School: Upton
Nickname: Bobcats
Colors: blue and white
Stadium: B.F. Weaver Field
State championships: 1961 and 2005
Times worth remembering: The Bobcats were consistently their best in the five-year stretch from 1969-72, in which Upton went a combined 35-6-3. The Bobcats’ best finish came in a 7-0-1 1971 season in which they ended up second in the final statewide poll; Upton’s chance to take on top-ranked Glenrock in the final week of the 1971 season went by the wayside due to a late October snowstorm that slammed the state. Upton also finished fourth in the final Class B-C ballot in both 1969 (7-2) and 1970 (7-1-1).
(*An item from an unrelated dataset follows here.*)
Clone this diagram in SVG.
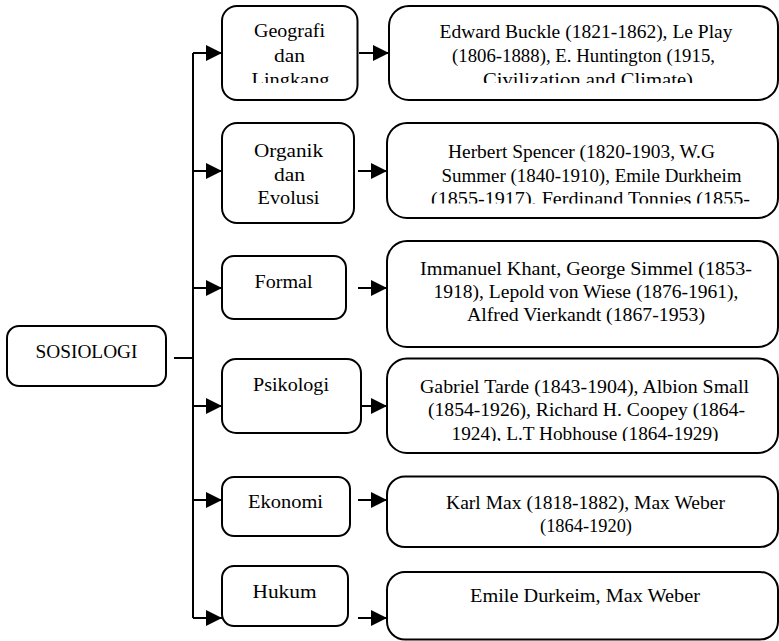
<svg xmlns="http://www.w3.org/2000/svg" width="779" height="641" viewBox="0 0 779 641">
  <style>
    .box { fill: #ffffff; stroke: #000000; stroke-width: 2; }
    .lbl { font-family: "Liberation Serif", "DejaVu Serif", serif; font-size: 18.5px; fill: #000000; text-anchor: middle; }
    .wire { fill: none; stroke: #000000; stroke-width: 2; }
    .arrow { fill: none; stroke: #000000; stroke-width: 2; marker-end: url(#head); }
  </style>
  <defs>
    <marker id="head" markerUnits="userSpaceOnUse" markerWidth="16" markerHeight="16" refX="16" refY="8" orient="auto">
      <path d="M0,0 L16,8 L0,16 Z" fill="#000000"/>
    </marker>
    <!-- text areas that cut off overflowing lines -->
    <clipPath id="clipGeo"><rect x="222" y="6" width="136" height="77"/></clipPath>
    <clipPath id="clipGeoD"><rect x="389" y="6" width="389" height="77"/></clipPath>
    <clipPath id="clipOrgD"><rect x="387" y="123" width="391" height="80.5"/></clipPath>
    <clipPath id="clipPsiD"><rect x="387" y="359" width="391" height="82"/></clipPath>
  </defs>
  <rect width="779" height="641" fill="#ffffff"/>

  <g id="connectors">
    <path class="wire" d="M174,358 H193 M193,53 V618"/>
    <path class="arrow" d="M193,53 H222"/>
    <path class="arrow" d="M193,171 H222"/>
    <path class="arrow" d="M193,288 H222"/>
    <path class="arrow" d="M193,406 H222"/>
    <path class="arrow" d="M193,500 H222"/>
    <path class="arrow" d="M193,618 H222"/>
    <path class="arrow" d="M359,53 H389"/>
    <path class="arrow" d="M358,171 H387"/>
    <path class="arrow" d="M358,288 H387"/>
    <path class="arrow" d="M358,406 H387"/>
    <path class="arrow" d="M358,500 H387"/>
    <path class="arrow" d="M358,618 H387"/>
  </g>

  <g id="sosiologi">
    <rect class="box" x="7" y="326" width="159" height="60" rx="12"/>
    <text class="lbl" x="86.5" y="358" textLength="102" lengthAdjust="spacingAndGlyphs">SOSIOLOGI</text>
  </g>

  <g id="geografi">
    <rect class="box" x="222" y="6" width="135.5" height="94" rx="15"/>
    <text class="lbl" clip-path="url(#clipGeo)"><tspan x="289.5" y="37" textLength="71" lengthAdjust="spacingAndGlyphs">Geografi</tspan><tspan x="289.5" y="61.5" textLength="31" lengthAdjust="spacingAndGlyphs">dan</tspan><tspan x="290.5" y="86" textLength="78" lengthAdjust="spacingAndGlyphs">Lingkang</tspan></text>
  </g>
  <g id="geografi-tokoh">
    <rect class="box" x="389" y="6" width="389" height="94" rx="20"/>
    <text class="lbl" clip-path="url(#clipGeoD)"><tspan x="586" y="37.5" textLength="293" lengthAdjust="spacingAndGlyphs">Edward Buckle (1821-1862), Le Play</tspan><tspan x="583.5" y="61.5" textLength="263" lengthAdjust="spacingAndGlyphs">(1806-1888), E. Huntington (1915,</tspan><tspan x="588" y="85.5" textLength="210" lengthAdjust="spacingAndGlyphs">Civilization and Climate)</tspan></text>
  </g>

  <g id="organik">
    <rect class="box" x="222" y="123" width="132" height="100" rx="15"/>
    <text class="lbl"><tspan x="288.5" y="157" textLength="69" lengthAdjust="spacingAndGlyphs">Organik</tspan><tspan x="289.5" y="181" textLength="31" lengthAdjust="spacingAndGlyphs">dan</tspan><tspan x="288.5" y="204" textLength="62" lengthAdjust="spacingAndGlyphs">Evolusi</tspan></text>
  </g>
  <g id="organik-tokoh">
    <rect class="box" x="387" y="123" width="391" height="95" rx="20"/>
    <text class="lbl" clip-path="url(#clipOrgD)"><tspan x="581.5" y="158" textLength="267" lengthAdjust="spacingAndGlyphs">Herbert Spencer (1820-1903, W.G</tspan><tspan x="591.5" y="181.5" textLength="300" lengthAdjust="spacingAndGlyphs">Summer (1840-1910), Emile Durkheim</tspan><tspan x="590.5" y="204.5" textLength="319" lengthAdjust="spacingAndGlyphs">(1855-1917), Ferdinand Tonnies (1855-</tspan></text>
  </g>

  <g id="formal">
    <rect class="box" x="222" y="256" width="124" height="63" rx="12"/>
    <text class="lbl" x="283.5" y="288" textLength="58" lengthAdjust="spacingAndGlyphs">Formal</text>
  </g>
  <g id="formal-tokoh">
    <rect class="box" x="387" y="241" width="391" height="106" rx="20"/>
    <text class="lbl"><tspan x="586" y="275" textLength="332" lengthAdjust="spacingAndGlyphs">Immanuel Khant, George Simmel (1853-</tspan><tspan x="586" y="298" textLength="305" lengthAdjust="spacingAndGlyphs">1918), Lepold von Wiese (1876-1961),</tspan><tspan x="586" y="321" textLength="238" lengthAdjust="spacingAndGlyphs">Alfred Vierkandt (1867-1953)</tspan></text>
  </g>

  <g id="psikologi">
    <rect class="box" x="222" y="359" width="139" height="74" rx="14"/>
    <text class="lbl" x="291" y="391" textLength="76" lengthAdjust="spacingAndGlyphs">Psikologi</text>
  </g>
  <g id="psikologi-tokoh">
    <rect class="box" x="387" y="358.5" width="391" height="94.5" rx="20"/>
    <text class="lbl" clip-path="url(#clipPsiD)"><tspan x="584.5" y="393" textLength="329" lengthAdjust="spacingAndGlyphs">Gabriel Tarde (1843-1904), Albion Small</tspan><tspan x="586.5" y="416" textLength="317" lengthAdjust="spacingAndGlyphs">(1854-1926), Richard H. Coopey (1864-</tspan><tspan x="585" y="439.5" textLength="267" lengthAdjust="spacingAndGlyphs">1924), L.T Hobhouse (1864-1929)</tspan></text>
  </g>

  <g id="ekonomi">
    <rect class="box" x="222" y="477" width="128" height="59" rx="12"/>
    <text class="lbl" x="285.5" y="508" textLength="75" lengthAdjust="spacingAndGlyphs">Ekonomi</text>
  </g>
  <g id="ekonomi-tokoh">
    <rect class="box" x="387" y="476.5" width="391" height="70.5" rx="18"/>
    <text class="lbl"><tspan x="585.5" y="508.5" textLength="279" lengthAdjust="spacingAndGlyphs">Karl Max (1818-1882), Max Weber</tspan><tspan x="586" y="531.5" textLength="92" lengthAdjust="spacingAndGlyphs">(1864-1920)</tspan></text>
  </g>

  <g id="hukum">
    <rect class="box" x="222" y="566" width="126" height="60" rx="12"/>
    <text class="lbl" x="284.5" y="598" textLength="64" lengthAdjust="spacingAndGlyphs">Hukum</text>
  </g>
  <g id="hukum-tokoh">
    <rect class="box" x="387" y="572" width="391" height="67.5" rx="18"/>
    <text class="lbl" x="585" y="602" textLength="230" lengthAdjust="spacingAndGlyphs">Emile Durkeim, Max Weber</text>
  </g>
</svg>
Times worth forgetting: Back-to-back winless seasons in 1949 (0-7) and 1950 (0-6) were the hardest for Upton to trudge through. In those 13 losses, the Bobcats were shut out six times and failed to crawl out of single digits on all but two occasions. On average, Upton lost games those two seasons by a score of 30-4.
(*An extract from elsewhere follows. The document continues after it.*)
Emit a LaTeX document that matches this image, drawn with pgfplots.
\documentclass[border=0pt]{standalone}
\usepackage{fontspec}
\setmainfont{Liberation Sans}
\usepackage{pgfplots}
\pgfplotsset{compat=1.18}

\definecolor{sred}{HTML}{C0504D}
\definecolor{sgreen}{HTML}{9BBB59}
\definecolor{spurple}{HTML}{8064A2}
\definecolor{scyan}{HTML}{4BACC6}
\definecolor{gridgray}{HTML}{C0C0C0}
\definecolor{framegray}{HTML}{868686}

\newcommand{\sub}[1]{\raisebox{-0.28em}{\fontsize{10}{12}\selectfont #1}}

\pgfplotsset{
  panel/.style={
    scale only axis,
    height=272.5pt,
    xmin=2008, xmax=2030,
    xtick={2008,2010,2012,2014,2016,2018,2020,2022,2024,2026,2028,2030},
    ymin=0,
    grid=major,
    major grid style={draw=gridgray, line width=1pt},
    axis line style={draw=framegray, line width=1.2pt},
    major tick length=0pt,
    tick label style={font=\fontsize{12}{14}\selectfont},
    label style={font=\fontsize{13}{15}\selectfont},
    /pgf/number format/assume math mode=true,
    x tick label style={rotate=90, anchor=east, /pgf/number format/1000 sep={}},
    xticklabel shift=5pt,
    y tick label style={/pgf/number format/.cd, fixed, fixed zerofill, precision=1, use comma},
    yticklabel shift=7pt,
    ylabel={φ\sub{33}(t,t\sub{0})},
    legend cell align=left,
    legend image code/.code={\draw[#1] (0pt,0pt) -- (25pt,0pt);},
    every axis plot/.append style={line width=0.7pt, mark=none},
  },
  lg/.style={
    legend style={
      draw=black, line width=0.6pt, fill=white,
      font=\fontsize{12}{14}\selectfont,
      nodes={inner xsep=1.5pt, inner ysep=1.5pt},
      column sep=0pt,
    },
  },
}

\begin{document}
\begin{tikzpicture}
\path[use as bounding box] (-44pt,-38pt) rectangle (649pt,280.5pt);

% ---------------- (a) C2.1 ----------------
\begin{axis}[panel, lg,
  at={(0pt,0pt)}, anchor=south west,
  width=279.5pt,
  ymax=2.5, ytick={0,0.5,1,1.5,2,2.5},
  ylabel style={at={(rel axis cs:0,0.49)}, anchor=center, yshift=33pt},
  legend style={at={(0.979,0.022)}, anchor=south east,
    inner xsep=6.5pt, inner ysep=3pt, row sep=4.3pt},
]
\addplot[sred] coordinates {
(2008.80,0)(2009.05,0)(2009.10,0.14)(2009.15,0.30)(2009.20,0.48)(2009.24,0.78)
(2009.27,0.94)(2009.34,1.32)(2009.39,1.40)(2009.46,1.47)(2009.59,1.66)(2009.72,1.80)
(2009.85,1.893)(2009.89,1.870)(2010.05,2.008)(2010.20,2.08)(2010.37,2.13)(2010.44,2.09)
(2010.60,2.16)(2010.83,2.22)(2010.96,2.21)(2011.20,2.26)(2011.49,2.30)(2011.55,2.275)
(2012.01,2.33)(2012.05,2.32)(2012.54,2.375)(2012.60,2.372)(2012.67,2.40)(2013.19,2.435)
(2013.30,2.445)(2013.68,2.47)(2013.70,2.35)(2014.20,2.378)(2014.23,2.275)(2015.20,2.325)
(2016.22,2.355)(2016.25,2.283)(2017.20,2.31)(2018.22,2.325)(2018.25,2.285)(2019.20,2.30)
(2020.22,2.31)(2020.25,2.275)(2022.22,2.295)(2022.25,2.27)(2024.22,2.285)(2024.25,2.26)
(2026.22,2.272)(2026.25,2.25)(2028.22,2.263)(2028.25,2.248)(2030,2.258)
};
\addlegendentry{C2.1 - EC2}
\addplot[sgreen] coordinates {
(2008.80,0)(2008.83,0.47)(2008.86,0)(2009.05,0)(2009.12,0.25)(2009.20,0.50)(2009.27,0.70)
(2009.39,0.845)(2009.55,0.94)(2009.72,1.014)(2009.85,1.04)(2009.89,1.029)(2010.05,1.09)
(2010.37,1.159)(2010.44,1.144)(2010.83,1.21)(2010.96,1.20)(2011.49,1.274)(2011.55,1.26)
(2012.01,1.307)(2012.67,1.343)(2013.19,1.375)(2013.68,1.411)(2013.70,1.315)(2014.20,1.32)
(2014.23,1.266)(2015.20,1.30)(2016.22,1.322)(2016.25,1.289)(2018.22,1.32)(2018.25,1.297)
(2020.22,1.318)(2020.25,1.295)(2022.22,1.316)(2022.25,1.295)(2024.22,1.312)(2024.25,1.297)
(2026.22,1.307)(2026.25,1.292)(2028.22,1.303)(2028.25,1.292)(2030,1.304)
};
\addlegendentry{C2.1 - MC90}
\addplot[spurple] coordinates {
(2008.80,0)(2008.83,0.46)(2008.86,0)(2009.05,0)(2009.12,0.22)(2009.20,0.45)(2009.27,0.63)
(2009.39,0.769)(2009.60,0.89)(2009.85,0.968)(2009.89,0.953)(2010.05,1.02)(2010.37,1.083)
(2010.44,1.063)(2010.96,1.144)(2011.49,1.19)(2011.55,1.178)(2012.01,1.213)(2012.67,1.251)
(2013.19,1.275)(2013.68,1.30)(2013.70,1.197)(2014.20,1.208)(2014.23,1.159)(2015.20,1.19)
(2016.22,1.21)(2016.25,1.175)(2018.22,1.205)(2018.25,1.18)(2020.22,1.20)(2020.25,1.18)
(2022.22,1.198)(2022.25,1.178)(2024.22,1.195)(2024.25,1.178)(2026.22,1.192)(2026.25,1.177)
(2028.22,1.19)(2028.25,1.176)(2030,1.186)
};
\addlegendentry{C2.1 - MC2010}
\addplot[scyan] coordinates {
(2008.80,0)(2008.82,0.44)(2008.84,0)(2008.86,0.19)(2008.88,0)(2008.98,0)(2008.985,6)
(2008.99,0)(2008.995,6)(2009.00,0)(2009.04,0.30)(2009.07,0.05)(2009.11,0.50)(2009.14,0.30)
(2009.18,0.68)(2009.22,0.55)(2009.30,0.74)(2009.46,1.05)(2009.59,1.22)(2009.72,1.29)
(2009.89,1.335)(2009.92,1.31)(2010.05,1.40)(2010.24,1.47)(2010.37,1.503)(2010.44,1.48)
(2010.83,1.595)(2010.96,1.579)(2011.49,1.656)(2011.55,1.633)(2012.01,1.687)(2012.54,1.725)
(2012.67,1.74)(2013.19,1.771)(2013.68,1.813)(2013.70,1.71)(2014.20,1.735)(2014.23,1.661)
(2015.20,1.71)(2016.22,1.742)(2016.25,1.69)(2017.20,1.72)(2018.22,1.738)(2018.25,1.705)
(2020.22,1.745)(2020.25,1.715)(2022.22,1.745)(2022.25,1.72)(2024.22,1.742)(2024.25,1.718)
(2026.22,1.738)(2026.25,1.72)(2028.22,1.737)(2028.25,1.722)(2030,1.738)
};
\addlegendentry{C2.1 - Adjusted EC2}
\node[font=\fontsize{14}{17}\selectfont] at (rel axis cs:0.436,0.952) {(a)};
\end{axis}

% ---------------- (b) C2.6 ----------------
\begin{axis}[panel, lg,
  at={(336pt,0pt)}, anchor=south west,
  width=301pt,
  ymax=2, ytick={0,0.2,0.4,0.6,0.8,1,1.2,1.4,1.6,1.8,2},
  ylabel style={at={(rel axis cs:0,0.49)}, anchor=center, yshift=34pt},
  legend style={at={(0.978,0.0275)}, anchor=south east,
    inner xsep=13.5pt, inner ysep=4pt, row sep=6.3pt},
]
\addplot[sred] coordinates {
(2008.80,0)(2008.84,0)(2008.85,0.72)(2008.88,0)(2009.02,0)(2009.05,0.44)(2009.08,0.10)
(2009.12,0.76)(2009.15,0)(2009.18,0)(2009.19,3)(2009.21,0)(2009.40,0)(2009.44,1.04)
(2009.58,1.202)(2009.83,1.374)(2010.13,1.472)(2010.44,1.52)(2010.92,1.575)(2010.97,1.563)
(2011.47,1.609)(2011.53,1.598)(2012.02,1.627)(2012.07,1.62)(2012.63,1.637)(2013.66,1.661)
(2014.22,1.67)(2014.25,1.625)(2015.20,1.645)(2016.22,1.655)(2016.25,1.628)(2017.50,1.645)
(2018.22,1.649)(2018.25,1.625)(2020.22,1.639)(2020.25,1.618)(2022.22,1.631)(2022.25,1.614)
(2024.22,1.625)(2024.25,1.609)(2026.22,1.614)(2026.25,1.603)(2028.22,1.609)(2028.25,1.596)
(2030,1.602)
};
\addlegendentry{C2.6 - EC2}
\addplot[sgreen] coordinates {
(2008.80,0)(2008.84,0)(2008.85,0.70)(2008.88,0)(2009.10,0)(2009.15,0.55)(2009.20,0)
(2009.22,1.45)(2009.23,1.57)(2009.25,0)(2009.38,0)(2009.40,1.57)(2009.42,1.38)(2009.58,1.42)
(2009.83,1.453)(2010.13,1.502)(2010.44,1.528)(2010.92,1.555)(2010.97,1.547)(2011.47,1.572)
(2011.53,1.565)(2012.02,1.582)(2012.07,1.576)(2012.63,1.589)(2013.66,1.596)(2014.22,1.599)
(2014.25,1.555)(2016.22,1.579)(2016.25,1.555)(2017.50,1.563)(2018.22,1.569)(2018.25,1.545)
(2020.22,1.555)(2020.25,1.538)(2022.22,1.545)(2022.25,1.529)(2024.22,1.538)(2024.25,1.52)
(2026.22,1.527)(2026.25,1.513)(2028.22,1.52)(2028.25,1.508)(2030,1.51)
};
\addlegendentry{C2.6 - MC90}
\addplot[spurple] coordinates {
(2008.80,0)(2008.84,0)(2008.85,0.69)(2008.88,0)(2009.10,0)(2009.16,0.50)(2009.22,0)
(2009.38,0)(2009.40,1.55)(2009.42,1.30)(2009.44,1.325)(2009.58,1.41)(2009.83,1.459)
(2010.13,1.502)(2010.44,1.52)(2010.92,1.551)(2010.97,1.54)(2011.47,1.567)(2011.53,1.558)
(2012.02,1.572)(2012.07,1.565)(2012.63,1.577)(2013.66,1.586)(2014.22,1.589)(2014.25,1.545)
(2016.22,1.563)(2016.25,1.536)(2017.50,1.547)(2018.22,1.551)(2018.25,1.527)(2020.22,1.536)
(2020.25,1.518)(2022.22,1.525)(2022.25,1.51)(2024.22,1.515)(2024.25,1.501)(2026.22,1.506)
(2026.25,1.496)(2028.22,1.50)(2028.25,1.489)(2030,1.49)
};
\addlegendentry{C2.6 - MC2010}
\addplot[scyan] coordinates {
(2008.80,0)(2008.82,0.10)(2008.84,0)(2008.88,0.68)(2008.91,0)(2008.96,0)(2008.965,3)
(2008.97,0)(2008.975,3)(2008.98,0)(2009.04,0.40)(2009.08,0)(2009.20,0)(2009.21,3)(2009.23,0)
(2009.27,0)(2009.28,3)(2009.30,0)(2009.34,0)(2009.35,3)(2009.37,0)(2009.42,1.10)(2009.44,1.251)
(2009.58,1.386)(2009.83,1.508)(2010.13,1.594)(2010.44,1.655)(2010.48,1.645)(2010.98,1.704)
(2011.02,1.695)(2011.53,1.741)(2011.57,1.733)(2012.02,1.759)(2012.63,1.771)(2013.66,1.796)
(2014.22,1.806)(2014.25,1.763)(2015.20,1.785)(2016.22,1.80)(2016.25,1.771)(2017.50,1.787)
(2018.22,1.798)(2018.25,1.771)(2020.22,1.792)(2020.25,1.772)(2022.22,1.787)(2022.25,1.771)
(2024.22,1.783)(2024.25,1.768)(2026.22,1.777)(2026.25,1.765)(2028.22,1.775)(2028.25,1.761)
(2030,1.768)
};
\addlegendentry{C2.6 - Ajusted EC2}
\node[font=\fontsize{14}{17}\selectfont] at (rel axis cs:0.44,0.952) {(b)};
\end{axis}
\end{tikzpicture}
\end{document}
Best team: Although the 1971 team only gave up eight points in its mythical runner-up season, and although the 1961 team won the school’s first state title, the Bobcats’ best pound-for-pound team likely came in 2005. Led by seven first-team all-state choices, including CST Super 25 first-team choices Jason Watt (2004) and Dan Dysart (2005), the Bobcats finished that season 10-1 and whitewashed Guernsey-Sunrise 55-6 in the 1A championship. Upton’s only loss was a 26-19 nail-biter to eventual 2A champion Sundance — in Sundance. Outside of that, the Bobcats outscored foes by an average of 36-5, as only one opponent came within 19 points.
Biggest win: The good feelings from Upton’s 1961 championship only lasted so long, and by 2005 the Bobcat faithful were ready for another trophy. After cruising through most of the regular season with ease and wiping out Shoshoni by 52 points in the 1A quarterfinals, Upton traveled to Cokeville for a key semifinal game. Unfazed by both the Panthers’ tradition and the 500-mile one-way trip, the Bobcats played a flawless defensive game and Dysart scored the lone touchdown in a 7-3 victory. Confidence boost? You bet — Upton breezed past defending champion Guernsey-Sunrise by 49 points the following week in the 1A championship in Guernsey.
Heartbreaker: Upton put up the type of defensive effort needed to beat Cokeville in the 1998 Class 1A-D2 title game, holding the Panthers to just 111 yards of total offense. But the Bobcats’ offense never came through. Upton had four turnovers, including a fumble on a punt that led to Cokeville’s game-winning touchdowns, and the Bobcats lost 12-7. It was Upton’s second title-game loss in as many years.